Fresno Mayor Ashley Swearengin, center, speaks at a May 2015 news conference with other city leaders at Vinland Park in east-central Fresno to highlight proposals in the city’s 2015-16 budget, including boosting investments in Fresno’s parks.
Fresno Mayor Ashley Swearengin, center, speaks at a May 2015 news conference with other city leaders at Vinland Park in east-central Fresno to highlight proposals in the city’s 2015-16 budget, including boosting investments in Fresno’s parks. ezamora@fresnobee.com

Fresno’s municipal credit rating is good and considered stable, but it is lower than what is typical for a large U.S. city, according to a major ratings firm.

San Francisco-based Fitch Ratings recently affirmed the city’s implied rating for general obligation bonds at BBB+, which indicates good credit quality. Several other bond series were rated shades lower: a BBB rating for $43.4 million in lease-revenue bonds issued in 2006 and 2009 by the Fresno Joint Powers Financing Authority; and BBB- for $100.8 million in 2004 and 2008 lease revenue bonds.

The agency added that Fresno’s credit outlook is stable.
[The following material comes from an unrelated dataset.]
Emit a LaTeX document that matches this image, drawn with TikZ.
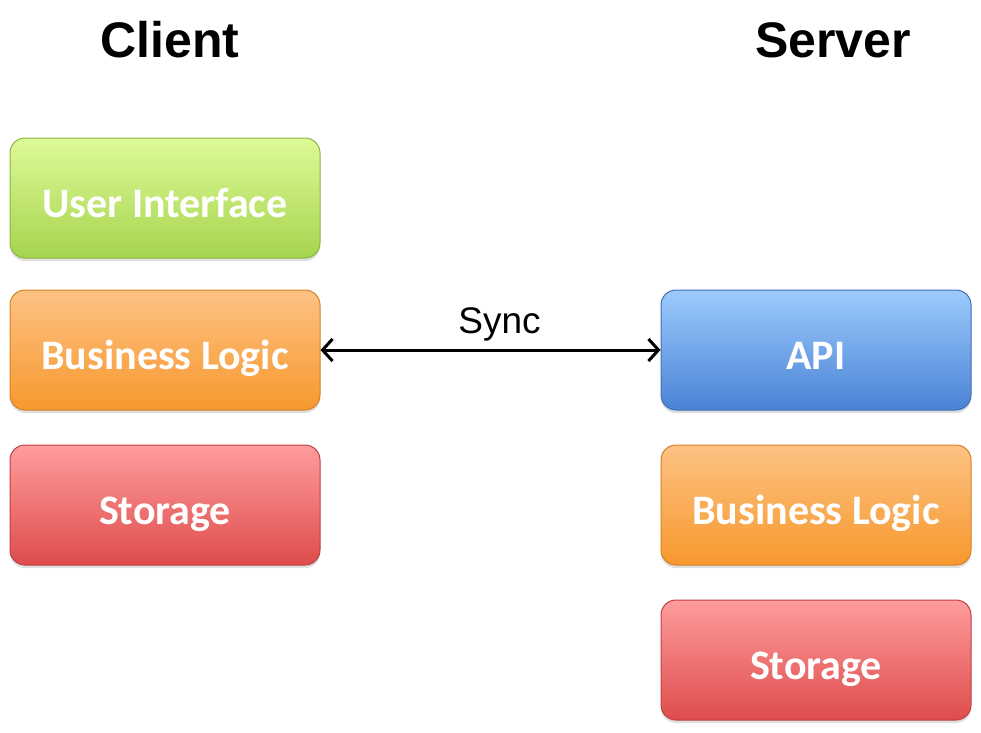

Fitch Ratings rates credit on a scale from AAA, or highest credit quality, through D, a default. BBB is in the middle of the scale at a level that denotes investment-grade credit with low expectations for default and adequate capacity for payment, but at risk for adverse business or economic conditions.

“Fresno’s rating is below the expected range for a U.S. municipality and is particularly low for a large city, most of which are rated ‘A’ or higher,” Fitch analysts state in their report.

Analysts indicate the city took steps during the recession to improve its financial standing, including managing reserves and labor contracts. “Fitch expects the rating to rise over the next several years if the city continues to follow the financial policies instituted during the Great Recession, but Fitch’s approach is likely to be conservative and gradual.”

Another factor playing into Fresno’s lower rating is the weakness of the central San Joaquin Valley economy.

“Fresno’s economy is growing at a healthy pace, but remains a fundamental weakness due to chronically high unemployment and weak incomes,” the analysis states. “Fresno’s economy remains largely driven by low-wage agriculture-related activity (and) unemployment trends higher than the national and state averages.”